Podczas spotkania prezes Fundacji Mamy i Taty Marek Grabowski zaapelował do premiera o poparcie obywatelskiego projektu zmiany art. 86 Prawa oświatowego. Wyjaśnił, że chodzi o zagwarantowanie rodzicom prawa do decydowania, jakie treści są przekazywane dzieciom podczas zajęć dodatkowych, zwłaszcza z edukacji seksualnej. Jak powiedział, badanie przeprowadzone rok temu przez fundację potwierdziło, że chce tego większość rodziców.
"To jest drobna zmiana. Rodzice mają wyrazić zgodę na udział dzieci w zajęciach dodatkowych, a organizacje, które wchodzą do szkół, mają przedstawić pełen program, materiał audiowizualny tych zajęć"
- tłumaczył założenia projektu.
Premier @MorawieckiM w @CDT_WAW: Będziemy dbać, żeby rodziny i dzieci mogły się rozwijać, a kształcenie żeby było dopasowane do ich potrzeb. Od tego, jak będziemy kształcili nasze dzieci zależy przyszłość pokoleń. To jest właśnie ta zależność międzypokoleniowa.
— Kancelaria Premiera (@PremierRP) June 18, 2020
Kolejne postulaty przedstawiła Joanna Krupska ze Związku Dużych Rodzin „Trzy Plus". Jak mówiła, podpisanie przez prezydenta Andrzeja Dudę "Karty Rodziny" to kolejny gest w kierunku rodzin. Zauważyła, że prezydent zadeklarował wsparcie edukacji domowej, z której - jak przekazała - bardzo często korzystają dzieci z dużych rodzin.

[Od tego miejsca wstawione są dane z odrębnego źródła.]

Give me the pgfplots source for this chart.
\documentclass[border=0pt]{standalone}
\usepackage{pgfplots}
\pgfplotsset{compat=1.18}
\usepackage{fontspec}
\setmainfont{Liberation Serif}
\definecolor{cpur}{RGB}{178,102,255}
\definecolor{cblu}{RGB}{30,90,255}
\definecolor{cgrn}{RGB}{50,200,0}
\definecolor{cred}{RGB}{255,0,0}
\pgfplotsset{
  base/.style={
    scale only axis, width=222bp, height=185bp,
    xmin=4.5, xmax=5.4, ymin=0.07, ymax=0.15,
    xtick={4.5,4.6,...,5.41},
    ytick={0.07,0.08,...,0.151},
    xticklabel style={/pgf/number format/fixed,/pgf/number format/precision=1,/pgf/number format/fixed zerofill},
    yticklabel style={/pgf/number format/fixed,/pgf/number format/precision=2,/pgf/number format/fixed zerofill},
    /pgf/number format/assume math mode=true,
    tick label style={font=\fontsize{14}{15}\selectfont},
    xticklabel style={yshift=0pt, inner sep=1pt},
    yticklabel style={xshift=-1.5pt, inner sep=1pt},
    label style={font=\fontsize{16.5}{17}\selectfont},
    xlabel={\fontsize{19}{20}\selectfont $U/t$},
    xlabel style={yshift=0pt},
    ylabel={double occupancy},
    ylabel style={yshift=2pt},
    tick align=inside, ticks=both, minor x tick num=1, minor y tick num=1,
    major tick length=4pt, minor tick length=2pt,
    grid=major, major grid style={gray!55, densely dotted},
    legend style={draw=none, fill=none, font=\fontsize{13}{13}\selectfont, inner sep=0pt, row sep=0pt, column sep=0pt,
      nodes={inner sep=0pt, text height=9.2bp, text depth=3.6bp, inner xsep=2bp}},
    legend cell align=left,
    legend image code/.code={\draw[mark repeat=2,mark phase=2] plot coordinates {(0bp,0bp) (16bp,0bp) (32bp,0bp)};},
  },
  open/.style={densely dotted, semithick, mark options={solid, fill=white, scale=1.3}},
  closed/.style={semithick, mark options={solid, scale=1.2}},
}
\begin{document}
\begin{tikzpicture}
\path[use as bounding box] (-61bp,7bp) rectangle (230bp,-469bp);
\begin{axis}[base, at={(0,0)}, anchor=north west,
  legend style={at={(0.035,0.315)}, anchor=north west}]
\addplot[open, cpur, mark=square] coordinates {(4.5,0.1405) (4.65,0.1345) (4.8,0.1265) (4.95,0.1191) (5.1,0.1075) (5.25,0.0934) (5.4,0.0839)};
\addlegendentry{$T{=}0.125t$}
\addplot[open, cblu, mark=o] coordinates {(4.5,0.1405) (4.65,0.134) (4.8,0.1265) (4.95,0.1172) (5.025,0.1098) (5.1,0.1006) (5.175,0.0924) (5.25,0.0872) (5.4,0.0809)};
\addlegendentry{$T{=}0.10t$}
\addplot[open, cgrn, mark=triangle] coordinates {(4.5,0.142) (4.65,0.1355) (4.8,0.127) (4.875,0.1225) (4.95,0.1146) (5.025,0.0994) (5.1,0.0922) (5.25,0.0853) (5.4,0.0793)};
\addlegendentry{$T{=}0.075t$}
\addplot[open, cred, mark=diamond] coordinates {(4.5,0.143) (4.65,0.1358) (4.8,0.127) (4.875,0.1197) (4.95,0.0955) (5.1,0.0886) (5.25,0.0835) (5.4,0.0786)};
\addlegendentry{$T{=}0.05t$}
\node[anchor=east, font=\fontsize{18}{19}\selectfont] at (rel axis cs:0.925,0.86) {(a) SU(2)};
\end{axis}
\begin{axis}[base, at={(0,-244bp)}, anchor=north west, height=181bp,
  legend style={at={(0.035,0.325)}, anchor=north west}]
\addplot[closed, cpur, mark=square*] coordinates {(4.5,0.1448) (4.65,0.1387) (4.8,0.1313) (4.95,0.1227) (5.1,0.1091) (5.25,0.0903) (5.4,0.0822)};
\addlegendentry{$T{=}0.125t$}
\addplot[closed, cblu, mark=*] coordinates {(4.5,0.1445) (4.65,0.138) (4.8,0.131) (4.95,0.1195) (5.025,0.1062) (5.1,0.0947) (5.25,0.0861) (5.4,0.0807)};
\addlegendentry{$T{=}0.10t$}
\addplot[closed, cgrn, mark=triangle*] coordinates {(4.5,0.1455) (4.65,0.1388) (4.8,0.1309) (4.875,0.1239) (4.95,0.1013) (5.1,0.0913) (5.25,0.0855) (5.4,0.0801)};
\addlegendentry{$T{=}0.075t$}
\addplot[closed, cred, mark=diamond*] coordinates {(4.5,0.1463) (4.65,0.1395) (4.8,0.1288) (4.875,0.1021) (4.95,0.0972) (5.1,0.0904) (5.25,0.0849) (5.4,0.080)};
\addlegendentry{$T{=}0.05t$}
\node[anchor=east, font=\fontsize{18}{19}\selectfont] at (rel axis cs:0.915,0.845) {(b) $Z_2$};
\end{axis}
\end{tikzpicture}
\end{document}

Poinformowała, że związek postuluje zniesienia rejonizacji dotyczącej edukacji domowej, zwiększenie dotacji na dziecko uczące się w domu oraz objęcie edukacją domową rodzin polonijnych.

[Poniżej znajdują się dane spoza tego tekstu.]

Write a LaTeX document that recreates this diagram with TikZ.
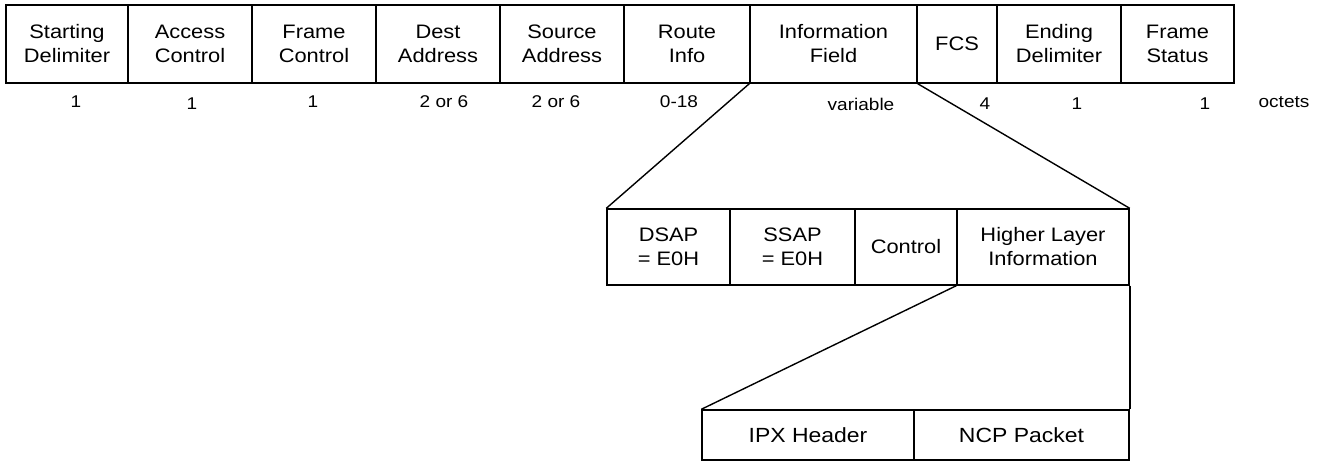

Premier wskazał, że celem polityki społecznej PiS jest to, by polskie rodziny były silne i żyły godnie. Zauważył, że to jest też fundament polityki prezydenta Andrzeja Dudy.

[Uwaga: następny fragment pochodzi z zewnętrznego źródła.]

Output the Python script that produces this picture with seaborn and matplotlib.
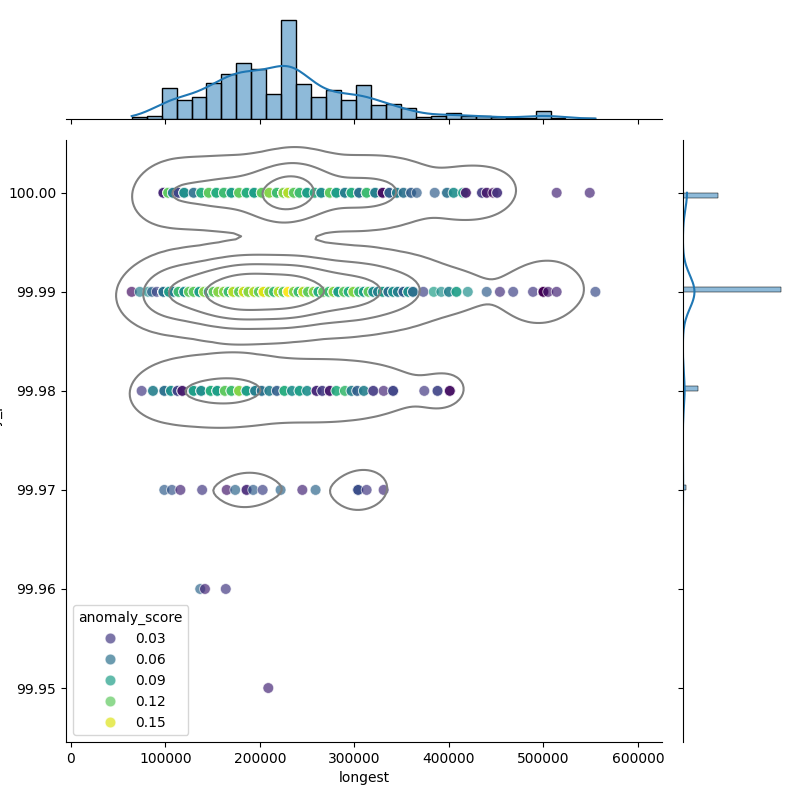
import numpy as np
import pandas as pd
import seaborn as sns
import matplotlib
matplotlib.use('Agg')
import matplotlib.pyplot as plt
from matplotlib import ticker

# Dots, one row per availability level.
# x in thousands, anomaly score, and how many records sit on that dot.
x_100 = [98, 103, 108, 114, 120, 130, 138, 146, 154, 162, 170, 178, 186, 194,
         202, 210, 218, 225, 230, 236, 242, 250, 258, 265, 274, 281, 290, 297,
         305, 313, 322, 330, 337, 345, 352, 360, 366, 385, 398, 405, 415, 418,
         435, 440, 447, 451, 514, 549]
s_100 = [0.02, 0.12, 0.07, 0.035, 0.08, 0.06, 0.10, 0.12, 0.10, 0.11, 0.09,
         0.12, 0.10, 0.09, 0.12, 0.13, 0.11, 0.13, 0.14, 0.12, 0.11, 0.09,
         0.10, 0.08, 0.12, 0.09, 0.07, 0.10, 0.06, 0.11, 0.07, 0.01, 0.05,
         0.07, 0.06, 0.05, 0.05, 0.05, 0.06, 0.08, 0.09, 0.015, 0.03, 0.015,
         0.01, 0.025, 0.02, 0.02]
n_100 = [4, 5, 4, 3, 4, 2, 3, 6, 6, 4, 5, 5, 5, 5, 5, 3, 4, 25, 25, 25, 5, 5,
         2, 4, 5, 5, 4, 4, 6, 6, 5, 4, 5, 4, 2, 2, 1, 1, 2, 2, 2, 2, 2, 2, 1,
         2, 1, 1]

x_9999 = [64.5, 73, 82, 86, 91, 98, 104, 109, 114, 120, 125, 130, 136, 141,
          146, 151, 156, 162, 167, 172, 178, 183, 188, 194, 199, 204, 210, 215,
          220, 225, 230, 236, 241, 246, 251, 257, 262, 267, 273, 278, 283, 289,
          294, 299, 305, 310, 315, 320, 325, 330, 336, 341, 346, 352, 357, 362,
          373, 384, 392, 400, 408, 420, 440, 454, 468, 489, 500, 505, 514, 555]
s_9999 = [0.01, 0.07, 0.08, 0.05, 0.035, 0.06, 0.09, 0.07, 0.11, 0.08, 0.12,
          0.12, 0.09, 0.13, 0.10, 0.12, 0.13, 0.13, 0.11, 0.14, 0.12, 0.145,
          0.13, 0.14, 0.12, 0.15, 0.13, 0.11, 0.14, 0.12, 0.158, 0.13, 0.11,
          0.14, 0.12, 0.13, 0.10, 0.12, 0.11, 0.13, 0.09, 0.12, 0.10, 0.13,
          0.11, 0.09, 0.12, 0.08, 0.07, 0.09, 0.06, 0.08, 0.07, 0.05, 0.08,
          0.06, 0.035, 0.09, 0.08, 0.07, 0.09, 0.08, 0.05, 0.025, 0.035, 0.03,
          0.003, 0.015, 0.02, 0.04]
n_9999 = [1, 1, 1, 1, 1, 10, 11, 11, 6, 6, 7, 7, 7, 7, 14, 13, 13, 19, 19, 19,
          24, 25, 24, 22, 22, 22, 10, 10, 9, 29, 30, 29, 15, 15, 14, 9, 9, 8,
          12, 11, 12, 7, 7, 7, 12, 12, 11, 4, 3, 3, 5, 4, 4, 5, 5, 4, 1, 1, 1,
          2, 2, 1, 1, 1, 1, 1, 13, 1, 1, 1]

x_9998 = [75, 87, 99, 106, 113, 118, 130, 138, 148, 155, 163, 170, 178, 186,
          195, 202, 210, 218, 226, 234, 242, 250, 260, 266, 274, 281, 290, 297,
          303, 310, 320, 331, 341, 374, 388, 401]
s_9998 = [0.03, 0.07, 0.06, 0.08, 0.035, 0.015, 0.09, 0.08, 0.10, 0.09, 0.12,
          0.11, 0.13, 0.09, 0.07, 0.06, 0.07, 0.05, 0.10, 0.08, 0.09, 0.08,
          0.02, 0.03, 0.015, 0.10, 0.11, 0.07, 0.05, 0.07, 0.03, 0.02, 0.035,
          0.03, 0.035, 0.01]
n_9998 = [1, 2, 3, 3, 3, 3, 5, 4, 5, 5, 4, 4, 5, 5, 4, 3, 2, 2, 3, 2, 3, 2, 3,
          2, 3, 2, 2, 2, 2, 2, 2, 1, 3, 1, 2, 3]

x_9997 = [99, 107, 116, 139, 165, 174, 186, 193, 203, 222, 245, 259, 304, 313,
          331]
s_9997 = [0.05, 0.045, 0.02, 0.03, 0.015, 0.055, 0.02, 0.05, 0.035, 0.055,
          0.02, 0.055, 0.04, 0.03, 0.025]
n_9997 = [1, 1, 1, 1, 1, 1, 2, 1, 1, 1, 1, 1, 5, 1, 1]

x_9996 = [137, 142, 164]
s_9996 = [0.055, 0.02, 0.03]
n_9996 = [1, 1, 1]

x_9995 = [209]
s_9995 = [0.02]
n_9995 = [1]

rows = [(100.00, x_100, s_100, n_100),
        (99.99, x_9999, s_9999, n_9999),
        (99.98, x_9998, s_9998, n_9998),
        (99.97, x_9997, s_9997, n_9997),
        (99.96, x_9996, s_9996, n_9996),
        (99.95, x_9995, s_9995, n_9995)]

frames = []
for level, xs, ss, ns in rows:
    frames.append(pd.DataFrame({
        'longest': np.repeat(np.array(xs) * 1000.0, ns),
        'availability_pct': level,
        'anomaly_score': np.repeat(ss, ns)}))
df = pd.concat(frames, ignore_index=True)

# Joint grid: scatter + density contours, histograms on the margins
g = sns.JointGrid(data=df, x='longest', y='availability_pct', height=8,
                  ratio=5, space=0.2)
sns.scatterplot(data=df, x='longest', y='availability_pct',
                hue='anomaly_score', palette='viridis', alpha=0.7, s=60,
                ax=g.ax_joint)
sns.kdeplot(data=df, x='longest', y='availability_pct', color='gray',
            levels=5, bw_adjust=0.85, linewidths=1.5, ax=g.ax_joint)
sns.histplot(data=df, x='longest', bins=31, kde=True, ax=g.ax_marg_x)
sns.histplot(data=df, y='availability_pct', bins=100, kde=True,
             ax=g.ax_marg_y)

g.ax_marg_x.set_xlabel('')
g.ax_marg_x.set_ylabel('')
g.ax_marg_y.set_xlabel('')
g.ax_marg_y.set_ylabel('')
g.ax_marg_x.tick_params(axis='x', labelbottom=False)
g.ax_marg_x.tick_params(axis='y', left=False, labelleft=False)
g.ax_marg_y.tick_params(axis='y', labelleft=False)
g.ax_marg_y.tick_params(axis='x', bottom=False, labelbottom=False)

g.ax_joint.set_xlim(-5000, 625700)
g.ax_joint.set_ylim(99.94455, 100.00535)
g.ax_joint.yaxis.set_major_formatter(ticker.FormatStrFormatter('%.2f'))
g.ax_joint.set_xlabel('longest')
g.ax_joint.set_ylabel('availability_pct')
sns.move_legend(g.ax_joint, 'lower left')

g.figure.subplots_adjust(left=0.0825, right=0.982, bottom=0.0725, top=0.981,
                         wspace=0.2, hspace=0.2)
g.figure.savefig('out.png', dpi=100)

„Będziemy się starać, by w dalszym ciągu przez kolejne lata – razem z prezydentem - służyć polskim rodzinom"
- zapowiedział. Podkreślił, że rodzice muszą mieć wgląd w program nauczania w szkołach i muszą mieć większy udział w podstawach programowych i zwłaszcza w dodatkowych przedmiotach proponowanych w szkole.
„Rodzina musi być wolna od ideologii”
– dodał.
Premier @MorawieckiM w @CDT_WAW: Po to jest polityka społeczna, polityka prorodzinna, by rodziny mogły godnie żyć. Będziemy się starać, żeby z @AndrzejDuda służyć rodzinom, bo Polska będzie silna na fundamencie rodziny. Dziękuję @prezydentpl, że podpisał Kartę Rodziny.
— Kancelaria Premiera (@PremierRP) June 18, 2020
Zgodził się, że potrzebna jest większa wolność w zakresie edukacji domowej - tam, gdzie służy ona dzieciom. Jednocześnie zaznaczył, że szkoła jest kluczowa dla jakości wychowania i kształcenia. "Chcemy, żeby szkoła była jak najbardziej doinwestowana" - oświadczył premier.
„Polska będzie silna na fundamencie rodziny. W dalszym planie dla rodzin nie tylko będziemy dbali, by fundament godnościowy, materialny, ale także kulturowy umacniać, ale również będziemy dbali w tej drugiej kadencji, żeby rodziny mogły rozwijać swoją kreatywność, dzieci mogły rozwijać swoją wyobraźnię, kształcenie było dostosowane do dzieci i temu ma służyć cały system szkolny, edukacyjny, temu ma służyć państwo polskie”
– zadeklarował.
Podziękował prezydentowi, że poprzez podpisanie "Karty Rodziny" pokazał, co jest najważniejsze dla Polaków.
Przewodnicząca Rady Rodziny Dorota Bojemska podkreśliła, że obecnie w Europie toczy się spór o to, kto ma mieć prymat w wychowaniu dzieci.
Prezydent Andrzej Duda podpisując "Kartę Rodziny" pokazał, po czyjej stronie w tym sporze staje - po stronie rodziców, bo to im gwarantuje nie tylko konstytucja, ale naturalne prawo i wielowiekowa tradycja
- powiedziała.
Zaapelowała do pozostałych kandydatów na prezydenta, żeby zadeklarowali, jakie mają stanowisko w kwestii prawa rodziców do decydowania o treściach, jakie przekazywane są ich dzieciom m.in. w ramach edukacji seksualnej.